Exercise prompt
Write out the material exactly, with the pictures left out.

Records to process

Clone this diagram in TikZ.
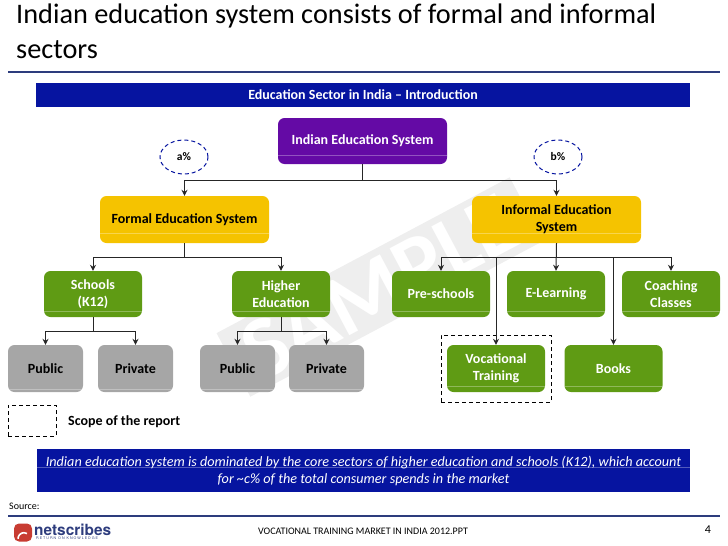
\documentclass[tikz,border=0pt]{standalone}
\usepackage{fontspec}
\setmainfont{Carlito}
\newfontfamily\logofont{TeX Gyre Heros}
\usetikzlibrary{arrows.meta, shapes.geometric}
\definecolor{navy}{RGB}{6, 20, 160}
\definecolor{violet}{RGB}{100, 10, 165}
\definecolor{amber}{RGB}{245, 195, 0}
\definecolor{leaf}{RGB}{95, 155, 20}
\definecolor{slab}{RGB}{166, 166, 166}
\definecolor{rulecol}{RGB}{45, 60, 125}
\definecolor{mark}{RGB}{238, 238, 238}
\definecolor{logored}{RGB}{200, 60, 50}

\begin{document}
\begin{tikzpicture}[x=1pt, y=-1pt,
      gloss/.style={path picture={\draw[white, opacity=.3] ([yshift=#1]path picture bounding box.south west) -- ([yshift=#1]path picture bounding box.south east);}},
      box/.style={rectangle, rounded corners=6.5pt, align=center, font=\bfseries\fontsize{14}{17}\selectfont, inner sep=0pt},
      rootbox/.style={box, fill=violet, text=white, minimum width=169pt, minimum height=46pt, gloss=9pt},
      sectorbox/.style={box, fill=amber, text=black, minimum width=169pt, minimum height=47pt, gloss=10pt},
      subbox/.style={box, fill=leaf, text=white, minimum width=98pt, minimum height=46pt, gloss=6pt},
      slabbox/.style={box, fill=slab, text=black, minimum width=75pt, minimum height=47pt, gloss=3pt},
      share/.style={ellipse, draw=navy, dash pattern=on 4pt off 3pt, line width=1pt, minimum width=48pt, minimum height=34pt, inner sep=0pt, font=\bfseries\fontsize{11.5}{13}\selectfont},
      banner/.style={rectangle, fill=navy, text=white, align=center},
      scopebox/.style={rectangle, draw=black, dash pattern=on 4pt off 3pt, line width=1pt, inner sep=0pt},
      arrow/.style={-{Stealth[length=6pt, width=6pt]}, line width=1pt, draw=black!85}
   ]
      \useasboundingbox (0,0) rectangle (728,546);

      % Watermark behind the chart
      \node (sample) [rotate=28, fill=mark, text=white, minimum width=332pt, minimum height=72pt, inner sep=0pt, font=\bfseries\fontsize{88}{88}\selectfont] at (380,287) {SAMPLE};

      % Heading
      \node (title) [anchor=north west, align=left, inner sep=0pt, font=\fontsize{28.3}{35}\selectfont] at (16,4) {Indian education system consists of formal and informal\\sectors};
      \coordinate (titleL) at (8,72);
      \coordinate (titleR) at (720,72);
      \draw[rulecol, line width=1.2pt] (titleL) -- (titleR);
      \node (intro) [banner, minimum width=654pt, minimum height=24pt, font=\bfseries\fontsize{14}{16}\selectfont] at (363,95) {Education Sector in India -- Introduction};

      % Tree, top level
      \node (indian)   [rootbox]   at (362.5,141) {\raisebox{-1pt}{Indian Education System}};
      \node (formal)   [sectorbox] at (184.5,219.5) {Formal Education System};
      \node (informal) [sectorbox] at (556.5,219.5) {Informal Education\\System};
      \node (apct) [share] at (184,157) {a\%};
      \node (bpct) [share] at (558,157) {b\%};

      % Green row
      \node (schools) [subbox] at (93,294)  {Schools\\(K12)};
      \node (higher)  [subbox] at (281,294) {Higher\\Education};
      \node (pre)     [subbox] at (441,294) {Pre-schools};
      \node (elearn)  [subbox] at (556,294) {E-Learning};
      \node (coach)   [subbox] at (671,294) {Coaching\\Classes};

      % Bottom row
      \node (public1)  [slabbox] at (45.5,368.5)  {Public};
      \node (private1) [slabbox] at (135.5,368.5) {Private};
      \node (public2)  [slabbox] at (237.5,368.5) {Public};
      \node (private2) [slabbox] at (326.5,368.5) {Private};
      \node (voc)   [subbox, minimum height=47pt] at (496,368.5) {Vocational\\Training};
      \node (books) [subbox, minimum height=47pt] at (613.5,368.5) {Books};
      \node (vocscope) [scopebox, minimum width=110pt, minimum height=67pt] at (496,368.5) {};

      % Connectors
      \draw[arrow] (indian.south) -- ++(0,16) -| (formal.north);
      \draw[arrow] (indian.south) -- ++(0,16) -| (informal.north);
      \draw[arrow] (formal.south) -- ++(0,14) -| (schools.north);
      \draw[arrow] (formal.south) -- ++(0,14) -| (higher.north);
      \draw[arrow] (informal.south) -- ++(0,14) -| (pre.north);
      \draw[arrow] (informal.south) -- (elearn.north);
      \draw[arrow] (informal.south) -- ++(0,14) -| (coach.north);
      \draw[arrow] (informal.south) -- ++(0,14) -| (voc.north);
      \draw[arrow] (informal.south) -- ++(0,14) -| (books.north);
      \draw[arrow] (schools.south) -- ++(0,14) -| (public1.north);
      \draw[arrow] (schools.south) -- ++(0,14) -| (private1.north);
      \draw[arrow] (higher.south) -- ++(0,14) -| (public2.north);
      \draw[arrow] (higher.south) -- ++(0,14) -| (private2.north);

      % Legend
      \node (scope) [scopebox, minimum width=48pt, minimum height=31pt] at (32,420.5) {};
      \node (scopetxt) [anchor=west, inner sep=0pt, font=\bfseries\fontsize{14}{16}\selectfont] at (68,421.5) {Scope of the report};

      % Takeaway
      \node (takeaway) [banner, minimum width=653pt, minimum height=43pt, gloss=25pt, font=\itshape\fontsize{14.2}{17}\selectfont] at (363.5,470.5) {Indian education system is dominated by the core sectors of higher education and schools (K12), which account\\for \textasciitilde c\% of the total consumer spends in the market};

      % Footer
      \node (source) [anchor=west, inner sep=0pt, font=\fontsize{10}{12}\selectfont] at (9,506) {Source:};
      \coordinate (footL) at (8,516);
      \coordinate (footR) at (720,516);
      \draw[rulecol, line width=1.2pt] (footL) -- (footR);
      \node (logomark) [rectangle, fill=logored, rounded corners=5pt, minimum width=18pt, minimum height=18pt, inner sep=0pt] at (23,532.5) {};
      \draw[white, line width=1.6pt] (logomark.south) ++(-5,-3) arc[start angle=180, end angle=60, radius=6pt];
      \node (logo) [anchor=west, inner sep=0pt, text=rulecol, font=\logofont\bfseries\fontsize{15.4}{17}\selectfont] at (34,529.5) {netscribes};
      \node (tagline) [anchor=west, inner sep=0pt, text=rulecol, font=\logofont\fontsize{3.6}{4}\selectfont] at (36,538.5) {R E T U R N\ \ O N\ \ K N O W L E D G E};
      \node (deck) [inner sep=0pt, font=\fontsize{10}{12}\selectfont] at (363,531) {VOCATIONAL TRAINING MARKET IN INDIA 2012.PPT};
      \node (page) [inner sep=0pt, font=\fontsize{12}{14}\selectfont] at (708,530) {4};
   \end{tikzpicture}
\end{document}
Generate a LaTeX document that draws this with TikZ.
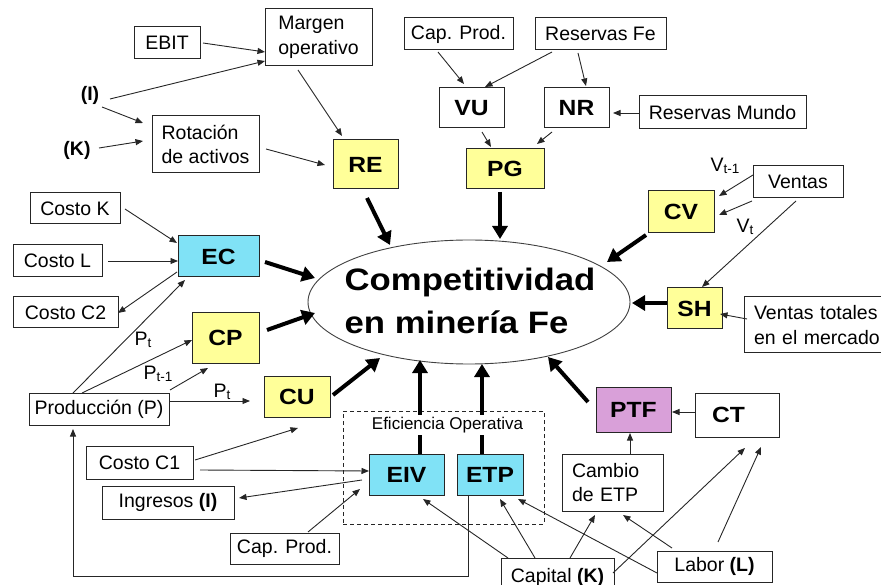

Exercise solution
Clone this diagram in TikZ.
\documentclass[tikz,border=0pt]{standalone}
\usepackage{fontspec}
\setmainfont{Carlito}
\newfontfamily\logofont{TeX Gyre Heros}
\usetikzlibrary{arrows.meta, shapes.geometric}
\definecolor{navy}{RGB}{6, 20, 160}
\definecolor{violet}{RGB}{100, 10, 165}
\definecolor{amber}{RGB}{245, 195, 0}
\definecolor{leaf}{RGB}{95, 155, 20}
\definecolor{slab}{RGB}{166, 166, 166}
\definecolor{rulecol}{RGB}{45, 60, 125}
\definecolor{mark}{RGB}{238, 238, 238}
\definecolor{logored}{RGB}{200, 60, 50}

\begin{document}
\begin{tikzpicture}[x=1pt, y=-1pt,
      gloss/.style={path picture={\draw[white, opacity=.3] ([yshift=#1]path picture bounding box.south west) -- ([yshift=#1]path picture bounding box.south east);}},
      box/.style={rectangle, rounded corners=6.5pt, align=center, font=\bfseries\fontsize{14}{17}\selectfont, inner sep=0pt},
      rootbox/.style={box, fill=violet, text=white, minimum width=169pt, minimum height=46pt, gloss=9pt},
      sectorbox/.style={box, fill=amber, text=black, minimum width=169pt, minimum height=47pt, gloss=10pt},
      subbox/.style={box, fill=leaf, text=white, minimum width=98pt, minimum height=46pt, gloss=6pt},
      slabbox/.style={box, fill=slab, text=black, minimum width=75pt, minimum height=47pt, gloss=3pt},
      share/.style={ellipse, draw=navy, dash pattern=on 4pt off 3pt, line width=1pt, minimum width=48pt, minimum height=34pt, inner sep=0pt, font=\bfseries\fontsize{11.5}{13}\selectfont},
      banner/.style={rectangle, fill=navy, text=white, align=center},
      scopebox/.style={rectangle, draw=black, dash pattern=on 4pt off 3pt, line width=1pt, inner sep=0pt},
      arrow/.style={-{Stealth[length=6pt, width=6pt]}, line width=1pt, draw=black!85}
   ]
      \useasboundingbox (0,0) rectangle (728,546);

      % Watermark behind the chart
      \node (sample) [rotate=28, fill=mark, text=white, minimum width=332pt, minimum height=72pt, inner sep=0pt, font=\bfseries\fontsize{88}{88}\selectfont] at (380,287) {SAMPLE};

      % Heading
      \node (title) [anchor=north west, align=left, inner sep=0pt, font=\fontsize{28.3}{35}\selectfont] at (16,4) {Indian education system consists of formal and informal\\sectors};
      \coordinate (titleL) at (8,72);
      \coordinate (titleR) at (720,72);
      \draw[rulecol, line width=1.2pt] (titleL) -- (titleR);
      \node (intro) [banner, minimum width=654pt, minimum height=24pt, font=\bfseries\fontsize{14}{16}\selectfont] at (363,95) {Education Sector in India -- Introduction};

      % Tree, top level
      \node (indian)   [rootbox]   at (362.5,141) {\raisebox{-1pt}{Indian Education System}};
      \node (formal)   [sectorbox] at (184.5,219.5) {Formal Education System};
      \node (informal) [sectorbox] at (556.5,219.5) {Informal Education\\System};
      \node (apct) [share] at (184,157) {a\%};
      \node (bpct) [share] at (558,157) {b\%};

      % Green row
      \node (schools) [subbox] at (93,294)  {Schools\\(K12)};
      \node (higher)  [subbox] at (281,294) {Higher\\Education};
      \node (pre)     [subbox] at (441,294) {Pre-schools};
      \node (elearn)  [subbox] at (556,294) {E-Learning};
      \node (coach)   [subbox] at (671,294) {Coaching\\Classes};

      % Bottom row
      \node (public1)  [slabbox] at (45.5,368.5)  {Public};
      \node (private1) [slabbox] at (135.5,368.5) {Private};
      \node (public2)  [slabbox] at (237.5,368.5) {Public};
      \node (private2) [slabbox] at (326.5,368.5) {Private};
      \node (voc)   [subbox, minimum height=47pt] at (496,368.5) {Vocational\\Training};
      \node (books) [subbox, minimum height=47pt] at (613.5,368.5) {Books};
      \node (vocscope) [scopebox, minimum width=110pt, minimum height=67pt] at (496,368.5) {};

      % Connectors
      \draw[arrow] (indian.south) -- ++(0,16) -| (formal.north);
      \draw[arrow] (indian.south) -- ++(0,16) -| (informal.north);
      \draw[arrow] (formal.south) -- ++(0,14) -| (schools.north);
      \draw[arrow] (formal.south) -- ++(0,14) -| (higher.north);
      \draw[arrow] (informal.south) -- ++(0,14) -| (pre.north);
      \draw[arrow] (informal.south) -- (elearn.north);
      \draw[arrow] (informal.south) -- ++(0,14) -| (coach.north);
      \draw[arrow] (informal.south) -- ++(0,14) -| (voc.north);
      \draw[arrow] (informal.south) -- ++(0,14) -| (books.north);
      \draw[arrow] (schools.south) -- ++(0,14) -| (public1.north);
      \draw[arrow] (schools.south) -- ++(0,14) -| (private1.north);
      \draw[arrow] (higher.south) -- ++(0,14) -| (public2.north);
      \draw[arrow] (higher.south) -- ++(0,14) -| (private2.north);

      % Legend
      \node (scope) [scopebox, minimum width=48pt, minimum height=31pt] at (32,420.5) {};
      \node (scopetxt) [anchor=west, inner sep=0pt, font=\bfseries\fontsize{14}{16}\selectfont] at (68,421.5) {Scope of the report};

      % Takeaway
      \node (takeaway) [banner, minimum width=653pt, minimum height=43pt, gloss=25pt, font=\itshape\fontsize{14.2}{17}\selectfont] at (363.5,470.5) {Indian education system is dominated by the core sectors of higher education and schools (K12), which account\\for \textasciitilde c\% of the total consumer spends in the market};

      % Footer
      \node (source) [anchor=west, inner sep=0pt, font=\fontsize{10}{12}\selectfont] at (9,506) {Source:};
      \coordinate (footL) at (8,516);
      \coordinate (footR) at (720,516);
      \draw[rulecol, line width=1.2pt] (footL) -- (footR);
      \node (logomark) [rectangle, fill=logored, rounded corners=5pt, minimum width=18pt, minimum height=18pt, inner sep=0pt] at (23,532.5) {};
      \draw[white, line width=1.6pt] (logomark.south) ++(-5,-3) arc[start angle=180, end angle=60, radius=6pt];
      \node (logo) [anchor=west, inner sep=0pt, text=rulecol, font=\logofont\bfseries\fontsize{15.4}{17}\selectfont] at (34,529.5) {netscribes};
      \node (tagline) [anchor=west, inner sep=0pt, text=rulecol, font=\logofont\fontsize{3.6}{4}\selectfont] at (36,538.5) {R E T U R N\ \ O N\ \ K N O W L E D G E};
      \node (deck) [inner sep=0pt, font=\fontsize{10}{12}\selectfont] at (363,531) {VOCATIONAL TRAINING MARKET IN INDIA 2012.PPT};
      \node (page) [inner sep=0pt, font=\fontsize{12}{14}\selectfont] at (708,530) {4};
   \end{tikzpicture}
\end{document}
Generate a LaTeX document that draws this with TikZ.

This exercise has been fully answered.